= Goal of the exercise =
Leave the pictures out and retype the lines from the beginning through the line with "ax = fig.add_axes([0, 0, 1, 1])", both ends included.

[Records with drawing code]
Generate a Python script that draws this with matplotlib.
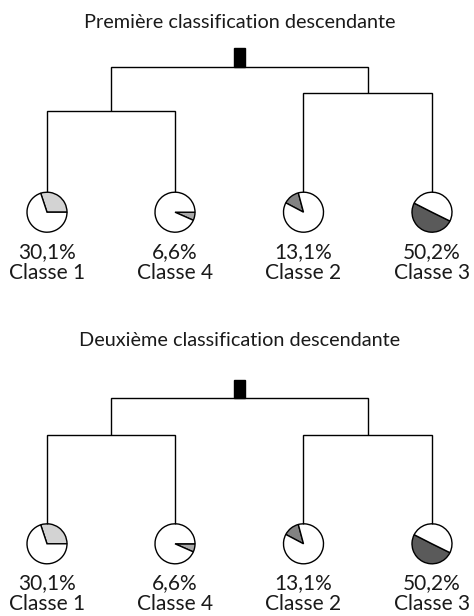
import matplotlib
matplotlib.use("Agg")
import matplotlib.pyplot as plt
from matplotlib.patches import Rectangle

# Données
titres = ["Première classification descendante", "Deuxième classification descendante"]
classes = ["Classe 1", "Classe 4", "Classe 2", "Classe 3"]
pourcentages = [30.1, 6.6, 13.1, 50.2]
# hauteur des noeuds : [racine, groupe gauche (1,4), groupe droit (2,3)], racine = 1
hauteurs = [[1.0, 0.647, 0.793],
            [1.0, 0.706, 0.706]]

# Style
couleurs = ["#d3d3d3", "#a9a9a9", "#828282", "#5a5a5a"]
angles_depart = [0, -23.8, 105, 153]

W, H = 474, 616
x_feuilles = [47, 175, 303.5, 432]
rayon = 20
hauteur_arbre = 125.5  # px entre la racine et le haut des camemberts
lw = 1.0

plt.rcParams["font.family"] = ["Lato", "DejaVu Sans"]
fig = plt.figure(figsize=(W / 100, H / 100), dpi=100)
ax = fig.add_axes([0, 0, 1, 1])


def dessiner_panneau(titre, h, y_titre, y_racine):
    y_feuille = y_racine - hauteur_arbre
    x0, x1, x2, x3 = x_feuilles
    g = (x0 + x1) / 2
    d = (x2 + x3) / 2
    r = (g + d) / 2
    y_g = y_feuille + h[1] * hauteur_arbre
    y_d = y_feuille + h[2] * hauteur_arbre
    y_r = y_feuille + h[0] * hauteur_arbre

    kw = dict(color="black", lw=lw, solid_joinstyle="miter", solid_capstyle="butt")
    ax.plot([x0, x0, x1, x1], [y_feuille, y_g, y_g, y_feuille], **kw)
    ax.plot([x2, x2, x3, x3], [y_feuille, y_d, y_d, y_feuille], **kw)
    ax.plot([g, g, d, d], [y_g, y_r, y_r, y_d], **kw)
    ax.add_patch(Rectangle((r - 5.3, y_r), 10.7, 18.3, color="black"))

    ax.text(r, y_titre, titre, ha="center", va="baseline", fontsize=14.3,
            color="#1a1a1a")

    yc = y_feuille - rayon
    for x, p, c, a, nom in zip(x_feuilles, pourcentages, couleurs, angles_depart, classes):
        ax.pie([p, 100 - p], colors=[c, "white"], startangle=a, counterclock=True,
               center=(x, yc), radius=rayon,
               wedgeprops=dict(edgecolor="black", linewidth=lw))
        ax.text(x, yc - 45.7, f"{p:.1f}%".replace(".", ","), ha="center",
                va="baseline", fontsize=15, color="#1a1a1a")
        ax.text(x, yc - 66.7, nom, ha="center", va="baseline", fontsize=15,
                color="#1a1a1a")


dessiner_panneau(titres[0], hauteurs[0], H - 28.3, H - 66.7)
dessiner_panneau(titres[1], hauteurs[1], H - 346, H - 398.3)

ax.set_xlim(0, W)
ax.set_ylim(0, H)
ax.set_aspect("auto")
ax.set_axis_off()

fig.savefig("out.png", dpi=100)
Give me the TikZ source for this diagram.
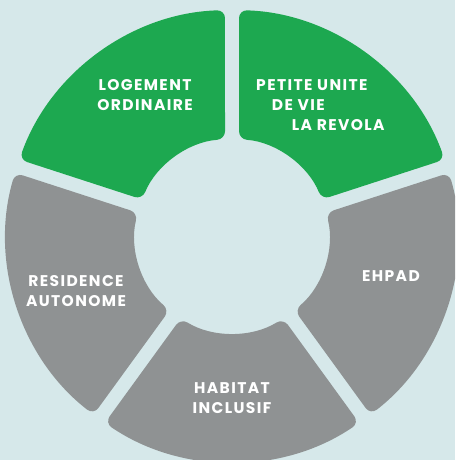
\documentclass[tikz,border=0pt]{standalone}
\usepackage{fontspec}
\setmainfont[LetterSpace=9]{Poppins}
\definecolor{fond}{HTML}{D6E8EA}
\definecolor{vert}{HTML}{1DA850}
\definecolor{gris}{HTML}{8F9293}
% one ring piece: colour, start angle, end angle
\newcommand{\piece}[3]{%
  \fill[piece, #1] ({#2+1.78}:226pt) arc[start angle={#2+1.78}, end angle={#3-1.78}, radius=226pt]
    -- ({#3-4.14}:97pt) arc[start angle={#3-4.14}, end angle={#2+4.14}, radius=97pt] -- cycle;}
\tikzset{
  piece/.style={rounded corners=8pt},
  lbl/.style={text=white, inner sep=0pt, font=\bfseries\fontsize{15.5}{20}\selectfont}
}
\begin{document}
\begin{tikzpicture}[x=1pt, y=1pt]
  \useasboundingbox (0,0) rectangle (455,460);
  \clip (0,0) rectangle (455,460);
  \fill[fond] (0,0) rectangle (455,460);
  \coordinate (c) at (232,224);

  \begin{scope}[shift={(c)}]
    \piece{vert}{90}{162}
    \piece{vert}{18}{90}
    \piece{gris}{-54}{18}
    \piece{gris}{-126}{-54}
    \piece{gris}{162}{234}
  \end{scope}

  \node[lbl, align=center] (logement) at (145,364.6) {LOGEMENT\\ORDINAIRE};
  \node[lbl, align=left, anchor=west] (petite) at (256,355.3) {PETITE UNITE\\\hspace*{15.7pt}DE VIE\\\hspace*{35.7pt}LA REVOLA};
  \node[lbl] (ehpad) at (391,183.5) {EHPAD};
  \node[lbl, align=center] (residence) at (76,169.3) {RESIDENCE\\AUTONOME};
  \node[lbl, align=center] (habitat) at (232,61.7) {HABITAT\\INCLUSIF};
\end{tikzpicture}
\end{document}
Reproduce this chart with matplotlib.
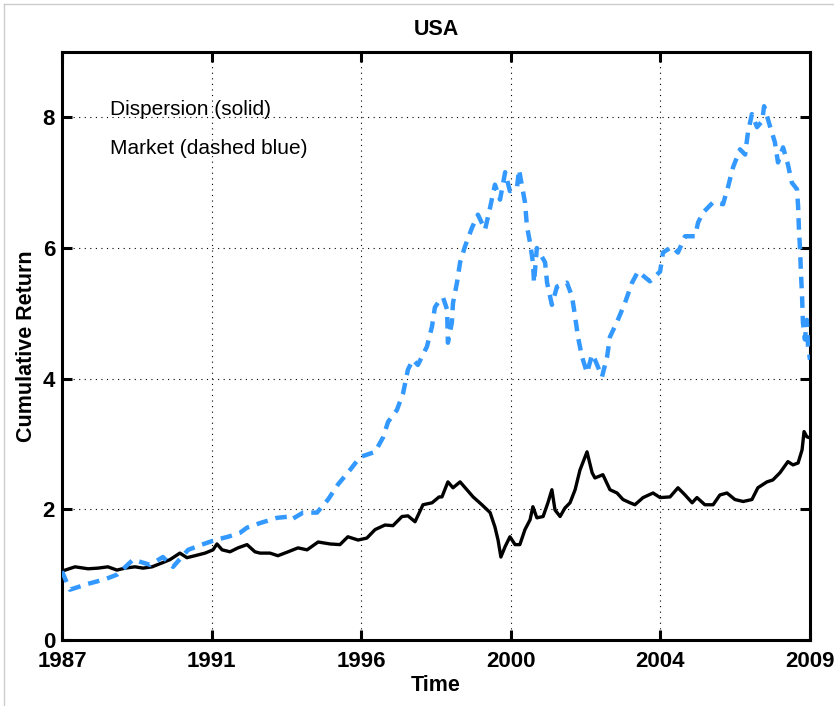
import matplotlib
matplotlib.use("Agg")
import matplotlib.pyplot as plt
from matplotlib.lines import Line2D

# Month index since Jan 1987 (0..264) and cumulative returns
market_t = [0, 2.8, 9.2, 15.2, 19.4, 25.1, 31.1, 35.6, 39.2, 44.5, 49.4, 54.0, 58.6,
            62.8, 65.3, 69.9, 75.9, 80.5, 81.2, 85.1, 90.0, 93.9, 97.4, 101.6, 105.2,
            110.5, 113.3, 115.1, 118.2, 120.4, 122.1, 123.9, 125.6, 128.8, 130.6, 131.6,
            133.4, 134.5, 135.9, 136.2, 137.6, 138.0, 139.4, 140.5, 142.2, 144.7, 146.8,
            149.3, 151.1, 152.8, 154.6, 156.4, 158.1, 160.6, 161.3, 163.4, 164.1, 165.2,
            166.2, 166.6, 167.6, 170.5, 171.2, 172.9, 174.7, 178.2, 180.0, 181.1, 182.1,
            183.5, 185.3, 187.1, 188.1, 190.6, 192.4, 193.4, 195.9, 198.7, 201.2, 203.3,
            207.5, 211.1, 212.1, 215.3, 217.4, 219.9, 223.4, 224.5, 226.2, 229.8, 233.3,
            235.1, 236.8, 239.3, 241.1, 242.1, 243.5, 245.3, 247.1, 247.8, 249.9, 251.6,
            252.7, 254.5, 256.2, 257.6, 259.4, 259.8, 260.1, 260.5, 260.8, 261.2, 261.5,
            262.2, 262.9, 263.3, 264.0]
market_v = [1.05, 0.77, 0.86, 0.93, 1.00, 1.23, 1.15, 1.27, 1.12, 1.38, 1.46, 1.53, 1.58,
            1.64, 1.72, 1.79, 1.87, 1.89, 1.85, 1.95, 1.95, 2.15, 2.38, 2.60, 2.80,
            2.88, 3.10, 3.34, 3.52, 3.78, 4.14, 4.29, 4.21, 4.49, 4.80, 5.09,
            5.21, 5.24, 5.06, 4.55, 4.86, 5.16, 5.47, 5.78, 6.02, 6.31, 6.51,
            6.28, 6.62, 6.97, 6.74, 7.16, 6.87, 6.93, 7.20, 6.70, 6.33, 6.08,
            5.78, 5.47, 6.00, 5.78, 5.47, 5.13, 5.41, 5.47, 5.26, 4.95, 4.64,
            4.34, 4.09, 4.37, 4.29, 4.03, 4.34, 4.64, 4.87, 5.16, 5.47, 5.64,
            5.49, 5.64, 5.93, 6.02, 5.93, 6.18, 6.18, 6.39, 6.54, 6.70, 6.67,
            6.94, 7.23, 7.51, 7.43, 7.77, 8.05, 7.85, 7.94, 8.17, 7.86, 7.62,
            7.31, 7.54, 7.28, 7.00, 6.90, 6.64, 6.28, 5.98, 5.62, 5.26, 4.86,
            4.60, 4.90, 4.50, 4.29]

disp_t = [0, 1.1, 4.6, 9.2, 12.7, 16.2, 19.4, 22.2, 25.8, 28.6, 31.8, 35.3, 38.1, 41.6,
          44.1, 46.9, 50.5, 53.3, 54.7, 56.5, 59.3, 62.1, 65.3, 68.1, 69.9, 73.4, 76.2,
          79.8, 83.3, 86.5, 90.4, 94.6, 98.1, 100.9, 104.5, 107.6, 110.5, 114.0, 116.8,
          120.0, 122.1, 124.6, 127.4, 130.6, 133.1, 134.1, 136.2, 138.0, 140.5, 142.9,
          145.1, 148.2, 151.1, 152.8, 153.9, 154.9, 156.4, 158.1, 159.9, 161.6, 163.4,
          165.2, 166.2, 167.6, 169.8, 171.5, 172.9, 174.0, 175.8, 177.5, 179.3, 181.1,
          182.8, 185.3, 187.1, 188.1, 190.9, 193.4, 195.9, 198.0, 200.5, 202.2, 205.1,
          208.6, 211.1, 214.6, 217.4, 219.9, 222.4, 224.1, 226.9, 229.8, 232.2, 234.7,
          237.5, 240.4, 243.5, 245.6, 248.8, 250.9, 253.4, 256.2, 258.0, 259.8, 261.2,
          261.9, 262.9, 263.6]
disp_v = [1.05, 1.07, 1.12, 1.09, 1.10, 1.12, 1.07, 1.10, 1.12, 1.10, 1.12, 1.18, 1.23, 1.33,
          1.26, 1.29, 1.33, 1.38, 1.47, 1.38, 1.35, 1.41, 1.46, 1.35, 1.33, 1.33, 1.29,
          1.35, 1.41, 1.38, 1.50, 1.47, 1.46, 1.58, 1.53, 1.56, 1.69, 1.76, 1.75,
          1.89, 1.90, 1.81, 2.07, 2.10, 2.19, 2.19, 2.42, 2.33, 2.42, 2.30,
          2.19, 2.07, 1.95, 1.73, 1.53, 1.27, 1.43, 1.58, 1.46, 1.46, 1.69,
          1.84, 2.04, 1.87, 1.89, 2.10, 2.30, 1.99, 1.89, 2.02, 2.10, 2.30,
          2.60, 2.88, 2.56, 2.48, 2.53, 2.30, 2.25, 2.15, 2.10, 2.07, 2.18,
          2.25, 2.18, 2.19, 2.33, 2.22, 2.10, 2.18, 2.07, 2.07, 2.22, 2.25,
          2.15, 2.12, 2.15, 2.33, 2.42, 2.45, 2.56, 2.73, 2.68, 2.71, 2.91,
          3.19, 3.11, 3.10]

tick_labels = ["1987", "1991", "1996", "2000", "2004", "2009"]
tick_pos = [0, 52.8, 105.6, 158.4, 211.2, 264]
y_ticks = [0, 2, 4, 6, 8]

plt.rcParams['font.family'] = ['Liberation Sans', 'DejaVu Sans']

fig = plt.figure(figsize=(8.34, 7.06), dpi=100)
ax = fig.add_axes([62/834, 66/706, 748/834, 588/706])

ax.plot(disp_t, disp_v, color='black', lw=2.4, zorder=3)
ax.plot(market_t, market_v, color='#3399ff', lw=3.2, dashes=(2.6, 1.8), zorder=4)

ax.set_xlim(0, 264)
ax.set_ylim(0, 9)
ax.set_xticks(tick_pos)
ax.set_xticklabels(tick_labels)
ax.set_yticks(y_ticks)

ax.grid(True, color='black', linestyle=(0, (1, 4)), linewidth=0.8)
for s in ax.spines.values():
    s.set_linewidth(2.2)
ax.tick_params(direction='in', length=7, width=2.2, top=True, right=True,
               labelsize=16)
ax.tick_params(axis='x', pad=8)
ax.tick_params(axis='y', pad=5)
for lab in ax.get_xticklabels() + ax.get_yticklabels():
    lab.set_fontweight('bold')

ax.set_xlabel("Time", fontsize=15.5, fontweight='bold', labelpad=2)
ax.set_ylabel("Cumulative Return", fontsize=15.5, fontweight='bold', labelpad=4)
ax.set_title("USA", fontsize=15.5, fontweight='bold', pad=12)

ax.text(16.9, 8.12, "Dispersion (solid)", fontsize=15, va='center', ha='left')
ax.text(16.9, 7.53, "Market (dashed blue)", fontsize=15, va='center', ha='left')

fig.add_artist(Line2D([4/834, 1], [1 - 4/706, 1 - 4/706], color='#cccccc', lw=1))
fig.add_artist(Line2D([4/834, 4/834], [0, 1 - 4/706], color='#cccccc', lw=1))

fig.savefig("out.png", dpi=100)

= Complete answer =
Generate a Python script that draws this with matplotlib.
import matplotlib
matplotlib.use("Agg")
import matplotlib.pyplot as plt
from matplotlib.patches import Rectangle

# Données
titres = ["Première classification descendante", "Deuxième classification descendante"]
classes = ["Classe 1", "Classe 4", "Classe 2", "Classe 3"]
pourcentages = [30.1, 6.6, 13.1, 50.2]
# hauteur des noeuds : [racine, groupe gauche (1,4), groupe droit (2,3)], racine = 1
hauteurs = [[1.0, 0.647, 0.793],
            [1.0, 0.706, 0.706]]

# Style
couleurs = ["#d3d3d3", "#a9a9a9", "#828282", "#5a5a5a"]
angles_depart = [0, -23.8, 105, 153]

W, H = 474, 616
x_feuilles = [47, 175, 303.5, 432]
rayon = 20
hauteur_arbre = 125.5  # px entre la racine et le haut des camemberts
lw = 1.0

plt.rcParams["font.family"] = ["Lato", "DejaVu Sans"]
fig = plt.figure(figsize=(W / 100, H / 100), dpi=100)
ax = fig.add_axes([0, 0, 1, 1])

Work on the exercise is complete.